Controls the amount of detail written in the server log for each message that is logged.
At a glance
| Property | Value |
|---|---|
| Parameter | log_error_verbosity |
| Category | Error Reporting and Logging |
| Default | (see documentation) |
| Value type | enum |
| Change scope | Per-session (SET) |
| Available in | PostgreSQL 12, 13, 14, 15, 16, 17, 18, 19 (added in 12) |
What it does
Controls the amount of detail written in the server log for each message that is logged. Valid values are TERSE, DEFAULT, and VERBOSE, each adding more fields to displayed messages.

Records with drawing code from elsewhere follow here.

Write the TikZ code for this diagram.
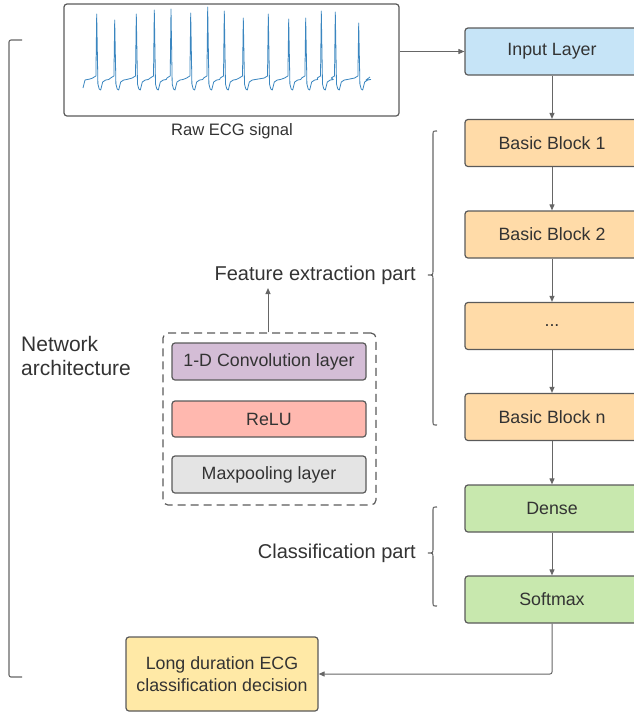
\documentclass[tikz,border=0pt]{standalone}
\usepackage{fontspec}
\setmainfont{Liberation Sans}
\usetikzlibrary{arrows.meta}
\definecolor{txt}{HTML}{333333}
\definecolor{ln}{HTML}{666666}
\definecolor{bd}{HTML}{5A5A5A}
\definecolor{cinput}{HTML}{C6E4F7}
\definecolor{cblock}{HTML}{FFDBA8}
\definecolor{cgreen}{HTML}{C8E8AE}
\definecolor{cyellow}{HTML}{FFE9A6}
\definecolor{cconv}{HTML}{D4BDD6}
\definecolor{crelu}{HTML}{FFB8AF}
\definecolor{cmax}{HTML}{E4E4E4}
\definecolor{ecgc}{HTML}{3A86C0}
\tikzset{
  boxstyle/.style={draw=bd, line width=1.2pt, rounded corners=3pt, text=txt, inner sep=0pt,
    font=\fontsize{17.8}{21.5}\selectfont},
  mainbox/.style={boxstyle, minimum width=174pt, minimum height=47pt},
  subbox/.style={boxstyle, minimum width=194pt, minimum height=37pt},
  conn/.style={draw=ln, line width=1pt, -{Triangle[length=6pt,width=5pt]}},
  bracestyle/.style={draw=ln, line width=1.1pt},
  lbl/.style={text=txt, inner sep=0pt, font=\fontsize{20}{24}\selectfont}
}
\begin{document}
\begin{tikzpicture}[x=1pt,y=-1pt]
\useasboundingbox (0,0) rectangle (633,713);
% ECG box
\node[draw=bd, line width=1.2pt, rounded corners=3pt, fill=white, minimum width=335pt, minimum height=112pt, inner sep=0pt] (ecg) at (231.5,60) {};
\draw[ecgc, line width=0.8pt, line join=round]
  (83,88) -- (85,80) -- (90,79)
  \foreach \p/\h in {96.7/14,114.7/20,136.3/14,154.3/10,171/9,190.7/13,207.7/7,224.3/11,243.3/18,268.3/14,288.7/19,305.7/18,321.3/11,335.3/12,358.7/23}{
    -- ({\p-4},78) -- ({\p-2.5},77) -- ({\p-0.8},76) -- (\p,\h) -- ({\p+1.2},84) -- ({\p+2.5},89) -- ({\p+4},90) -- ({\p+6},82) -- ({\p+9},80) -- ({\p+12},79.5)
  } -- (366,80) -- (370,77);
\node[text=txt, inner sep=0pt, font=\fontsize{16.6}{20}\selectfont] (rawlbl) at (232,131) {Raw ECG signal};

% main column
\node[mainbox, fill=cinput] (input) at (552,51.5) {Input Layer};
\node[mainbox, fill=cblock] (bb1) at (552,143) {Basic Block 1};
\node[mainbox, fill=cblock] (bb2) at (552,234.5) {Basic Block 2};
\node[mainbox, fill=cblock] (bbd) at (552,326) {...};
\node[mainbox, fill=cblock] (bbn) at (552,417) {Basic Block n};
\node[mainbox, fill=cgreen] (dense) at (552,508.5) {Dense};
\node[mainbox, fill=cgreen] (soft) at (552,599.5) {Softmax};
\node[boxstyle, fill=cyellow, minimum width=192pt, minimum height=74pt, align=center] (long) at (222,674) {Long duration ECG\\classification decision};

\draw[conn] (ecg.east |- input.west) -- (input.west);
\draw[conn] (input) -- (bb1);
\draw[conn] (bb1) -- (bb2);
\draw[conn] (bb2) -- (bbd);
\draw[conn] (bbd) -- (bbn);
\draw[conn] (bbn) -- (dense);
\draw[conn] (dense) -- (soft);
\draw[conn, rounded corners=2pt] (soft.south) |- (long.east);

% dashed block
\node[draw=bd, line width=1.2pt, dash pattern=on 8pt off 5pt, rounded corners=5pt, minimum width=213pt, minimum height=172pt, inner sep=0pt] (dash) at (269.5,419) {};
\node[subbox, fill=cconv] (conv) at (269,361.5) {1-D Convolution layer};
\node[subbox, fill=crelu, minimum height=36pt] (relu) at (269,419) {ReLU};
\node[subbox, fill=cmax] (maxp) at (269,474.5) {Maxpooling layer};

% labels
\node[lbl, anchor=east] (feat) at (416,275) {Feature extraction part};
\node[lbl, anchor=east] (cls) at (416,553) {Classification part};
\node[lbl, anchor=west, align=left, font=\fontsize{21}{24}\selectfont] (net) at (21,356) {Network\\architecture};
\coordinate (ft) at (268,288);
\draw[conn] (dash.north -| ft) -- (ft);

% braces
\draw[bracestyle] (437,131) .. controls (433,131) .. (433,135) -- (433,270) .. controls (433,275) .. (428,275) .. controls (433,275) .. (433,280) -- (433,421) .. controls (433,425) .. (437,425);
\draw[bracestyle] (437,507) .. controls (433,507) .. (433,511) -- (433,548) .. controls (433,553) .. (428,553) .. controls (433,553) .. (433,558) -- (433,602) .. controls (433,606) .. (437,606);
\draw[bracestyle, rounded corners=2pt] (22,40) -- (9,40) -- (9,677) -- (22,677);
\end{tikzpicture}
\end{document}
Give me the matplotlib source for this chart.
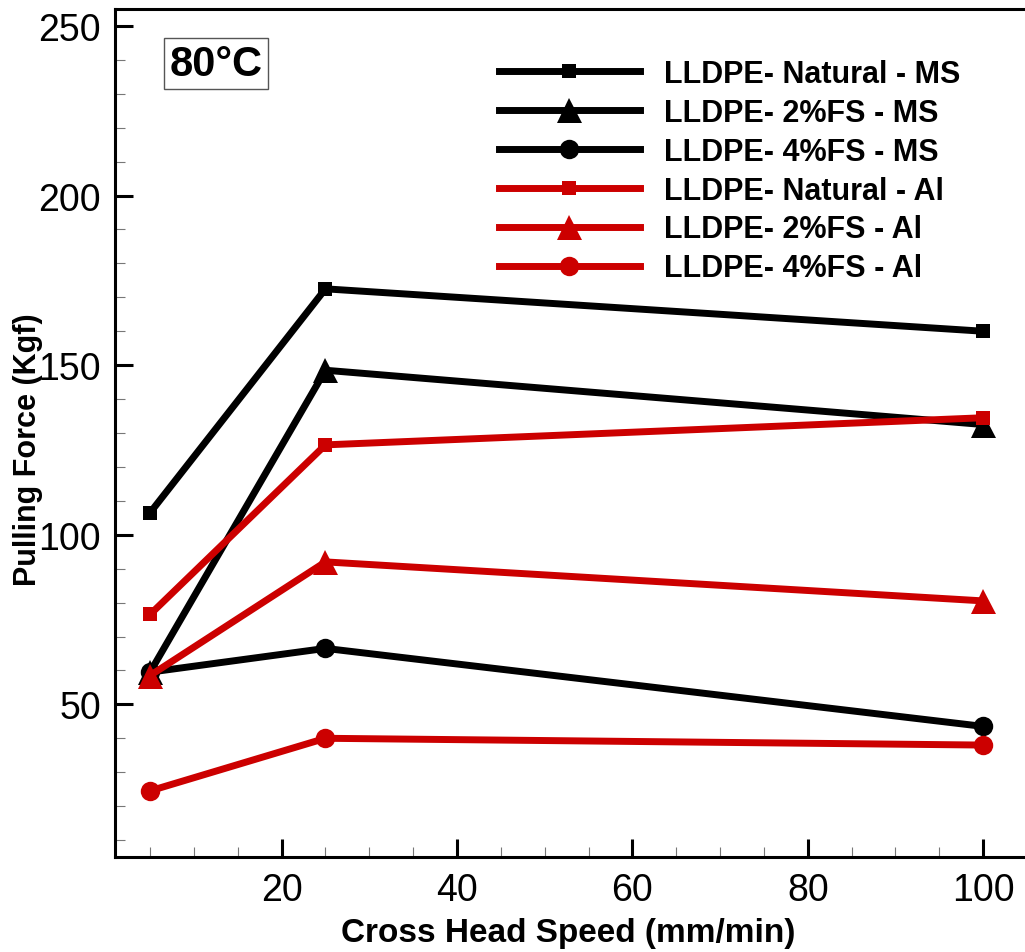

TERSE excludes the logging of DETAIL, HINT, QUERY, and CONTEXT error information. VERBOSE output includes the SQLSTATE error code (see also errcodes_appendix) and the source code file name, function name, and line number that generated the error. Only superusers and users with the appropriate SET privilege can change this setting.
(Description quoted from the official PostgreSQL documentation.)
How to apply a change
Can be set per session with SET, per role/database with ALTER ROLE/DATABASE ... SET, or globally in postgresql.conf.
Inspect the current value and source with SHOW log_error_verbosity; or SELECT name, setting, unit, context, source FROM pg_settings WHERE name = 'log_error_verbosity';.
Tuning guidance
Tune this for observability versus log volume, not for raw performance. More verbose logging helps diagnose problems but costs disk and I/O; quieter logging saves space but hides detail. Pick a level your log pipeline can store and search, and raise verbosity temporarily when investigating an incident.